No início a gente trabalha com grande entusiasmo e vários sonhos, mas no final não consegue mudar a realidade. Daí a gente aceita ela ou sai.

Leandro – Elam Produções

Há várias questões envolvidas.
1- Conformismo das pessoas que, por preguiça, não buscam informações, não se conscientizam da importância de serem formadores de opinião e, conseqüentemente, se submetem à mídia;
2- Cara-de-pau de determinados organizadores de eventos que pensam apenas no lucro e submetem as bandas independentes com a maldita política de covers;
3- Preconceito acerca da cultura rock;
4- Facilidade de obtenção de material através da internet, o que acarreta na quebra da renda que bandas independentes que poderiam ter com a venda de CDs, e conseqüentemente, falta de investimento.
5- Competitividade entre bandas que, sabe-se lá porque, não se unem, acabando por mutilar a pouca cena que temos.
Há outras, mas essas me parecem as mais diretas...

Tati – Up To Rock

A cena do Rio nunca existiu. Ela nunca passou de um ensaio do que um dia poderia vir a ser uma cena. Por mais que muitos se esforçassem em fazer os eventos e as bandas crescerem, a maioria das pessoas sempre olhou para o próprio umbigo. Não há uma veia “alternativa-underground" na maioria do chamado "público". Os shows poderiam até estar cheios, mas o "público" era de uma banda específica, e esta banda não necessariamente era boa, e tudo ficava na amizade (...).
No final da falência da cena, virou moda identificar-se uma "produtora" do evento como se o egoísmo das bandas e a alienação delas dessem margem a isso. O barato era colocar “Fulano Produções apresenta”.
Muitos até poderiam fazê-lo (visto o tempo de estrada acumulados durante anos de batalha) mas o que não dá mais para aceitar é pessoas que mal viram seis shows a vida inteira e que querem começar a fazer evento.
Sobre a segregação da cena:
Que andar pela cidade é complicado, isso não é novidade. Mas também há muita má vontade de muita gente, e preconceito.
Subúrbio e baixada formavam guetos dentro da cena, já que o "público" fazia questão de dizer que era "longe", bem como muitas bandas também (...)
A cidade fervilhava de eventos em TODOS os cantos, mas só a Zona Sul tinha o devido destaque. Falo com muito preconceito, pois não acredito que grandes eventos da baixada e da Zona Oeste fizessem todo o esforço do mundo para conseguir uma notinha que fosse no rodapé de algum jornal. Mas os eventos da Zona Sul, realizados em lugares de pouco espaço, caros e com bandas supostamente conhecidas, mereciam mais fotos e muito mais textos em alguns veículos de comunicação.
Sobre a solução:
Eu não vejo esta opinião como "a solução", mas penso que falta um pouco da "escrotidão" dos grandes da industria fonográfica. Tipo, se uma banda é ruim, o cara tem que chegar e falar "Vocês são ruins!", e não ficar passando a mão na cabeça só porque eles são amigos.

Felipe – Rock na Ladeira

3 - Freqüentadores

A pergunta feita foi apenas uma: Perguntei para alguns freqüentadores como eles enxergam a cena carioca atual.

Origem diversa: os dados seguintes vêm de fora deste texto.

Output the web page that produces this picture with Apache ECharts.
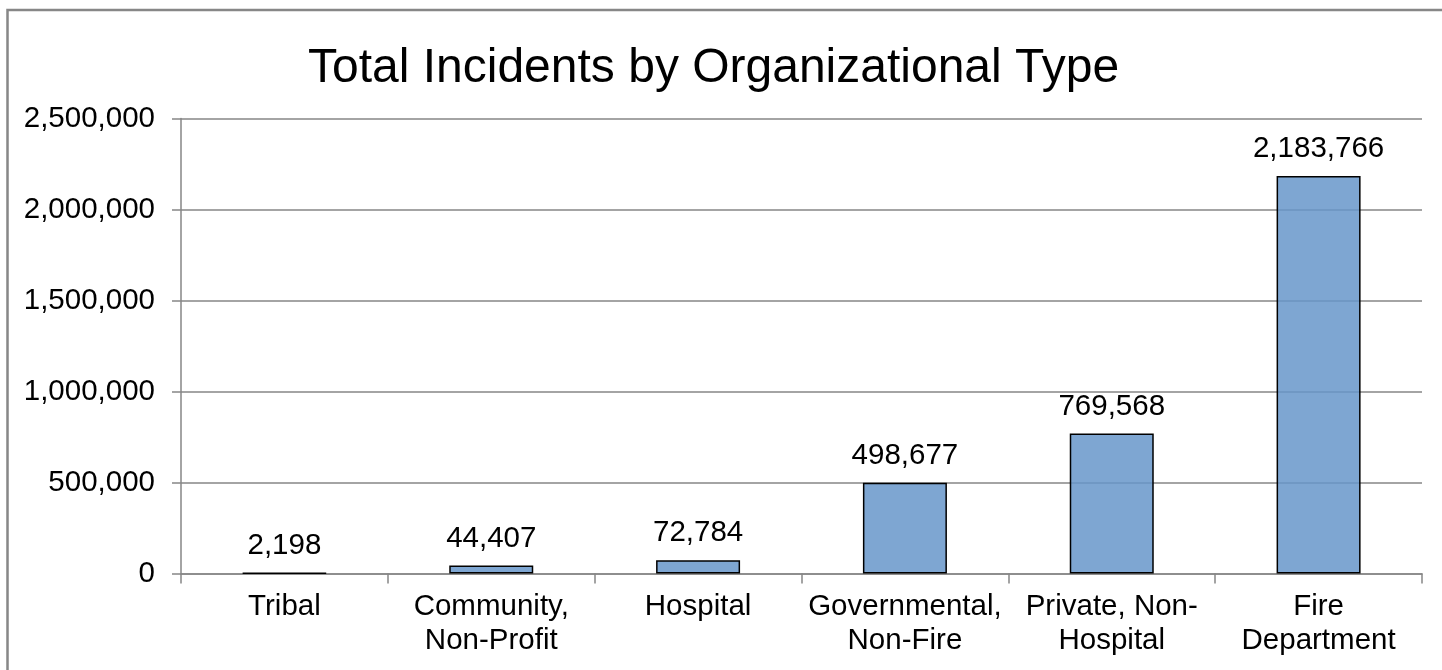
<!DOCTYPE html>
<html>
<head>
<meta charset="utf-8">
<script src="https://cdn.jsdelivr.net/npm/echarts@6/dist/echarts.min.js"></script>
<style>html,body{margin:0;padding:0;background:#fff;}#c{width:1442px;height:670px;}</style>
</head>
<body>
<div id="c"></div>
<script>
const titleText = 'Total Incidents by Organizational Type';
const categories = ['Tribal', 'Community,\nNon-Profit', 'Hospital', 'Governmental,\nNon-Fire', 'Private, Non-\nHospital', 'Fire\nDepartment'];
const incidents = [2198, 44407, 72784, 498677, 769568, 2183766];
const yTicks = [0, 500000, 1000000, 1500000, 2000000, 2500000];

const fmt = v => v.toLocaleString('en-US');
const FF = '"Liberation Sans", Arial, sans-serif';
const chart = echarts.init(document.getElementById('c'), null, {renderer: 'canvas'});
chart.setOption({
  animation: false,
  backgroundColor: '#fff',
  textStyle: {fontFamily: FF},
  graphic: [{
    type: 'rect', z: 100, silent: true,
    shape: {x: 7.5, y: 10, width: 1500, height: 700},
    style: {fill: 'none', stroke: '#878787', lineWidth: 2.5}
  }],
  title: {
    text: titleText, left: 308, top: 45, padding: 0,
    textStyle: {fontSize: 48, fontWeight: 'normal', color: '#000', fontFamily: FF}
  },
  grid: {left: 181, right: 20, top: 118.5, bottom: 96.5, containLabel: false},
  xAxis: {
    type: 'category', data: categories,
    axisLine: {lineStyle: {color: '#868686', width: 1.5}},
    axisTick: {show: true, length: 10, alignWithLabel: false, lineStyle: {color: '#868686', width: 1.5}},
    axisLabel: {color: '#000', fontSize: 29.5, lineHeight: 34, margin: 16, interval: 0, fontFamily: FF}
  },
  yAxis: {
    type: 'value', min: 0, max: yTicks[yTicks.length - 1], interval: yTicks[1] - yTicks[0],
    axisLine: {show: true, lineStyle: {color: '#868686', width: 1.5}},
    axisTick: {show: true, length: 9, lineStyle: {color: '#868686', width: 1.5}},
    splitLine: {show: true, lineStyle: {color: '#868686', width: 1.5}},
    axisLabel: {color: '#000', fontSize: 29.5, margin: 26, formatter: v => fmt(v), fontFamily: FF}
  },
  series: [{
    type: 'bar', data: incidents, barWidth: 84,
    itemStyle: {color: 'rgba(103,150,202,0.85)', borderColor: '#000', borderWidth: 1.5},
    label: {show: true, position: 'top', distance: 12, color: '#000', fontSize: 29.5,
      formatter: p => fmt(p.value), fontFamily: FF}
  }]
});
</script>
</body>
</html>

Muito difícil essa pergunta porque deve existir alguma cena e em algum lugar, mas eu não estou vendo. Então prefiro não opinar.
Celly – 18 anos

Eu acho que falta um pouco mais de ousadia musical. Mas também acho que, com essa ousadia, também temos um público não tão preparado para receber isso!
Augusto – 27 anos

A cena atual está aí pra todos perceberem que a moda tomou conta do ambiente. O modismo dita o tipo de som que você curte. Não posso mais ir a algum show com o meu chinelo Havaianas e blusa sem estampa nenhuma, senão sou tachado de emo. Sou da época que som era som e pronto. Freqüentei Cachanga, Casarão Amarelo, Beco da Boemia e não tinha esse modismo todo. Só acho que o underground está falido por muitas questões que acho difícil falar tudo agora assim, pois também sei que pra quem está pegando a cena agora e só conhece o som pela "imagem", pode ser até legal (e deve né, `risos´) mas eu preferiria a cena antiga, com certeza.
Glédiston – 23 anos

Para quem se relaciona com o Alternativo e o Independente, as noites por aqui não se deixam a desejar na maioria da vezes. Os estilos do Rock `n Roll, do Heavy Metal, do Grunge e os Andrógenos, tem uma frequência contínua em dois dos bairros mais visitados do Rio pelo povo alternativo, Copacabana e Lapa, pois é aonde se encontram as melhores boates, festas e shows para os alternativos. Lá se encontram todo tipo de gente MESMO e é onde o preconceito APARENTA ser menor. A liberdade de expressão é ativa (a maioria dos protestos, festas polêmicas ou não, raves, shows, baladas são feitos lá). Parece que é o que faz nossa cidade ser conhecida, tanto aqui como lá fora, mas não é só lá que se encontram os alternativos.
A cena como um todo não se limita aos punks de moicano ou aos "roqueiros sujos" como costumamos ouvir. Ela é algo muito mais profundo do que parece. A palavra underground no português significa subterrâneo, O underground é formado por grupos excluídos da sociedade que não se encaixam no conceito padrão de cidadão, seja no jeito de se vestir, andar, falar, se expressar, etc. E esses grupos excluídos, reconhecidos pela irreverência e atitude, por mais que existam lugares onde há qualidade e acesso, eles são muito poucos comparados com a montanha de gente que está entrando na cena e curtindo o underground.
A divulgação dos eventos vai de acordo com o público, então se você está sem grana para um evento grande, o que te resta é procurar algo gratuito ou mais barato para ir, e nem sempre a distância desses lugares compensa, pois não temos tantas variações de lugares para onde ir, e não é em todo lugar que se encontra.
O público cresceu, mas os espaços, não. Precisamos de gente com vontade de fazer uma cena maior, com mais variedade, acesso, e qualidade.

Kenia - 19 anos

Observações:

- Todas as opiniões estão dadas na íntegra e com edições apenas nas redundâncias que apareceram.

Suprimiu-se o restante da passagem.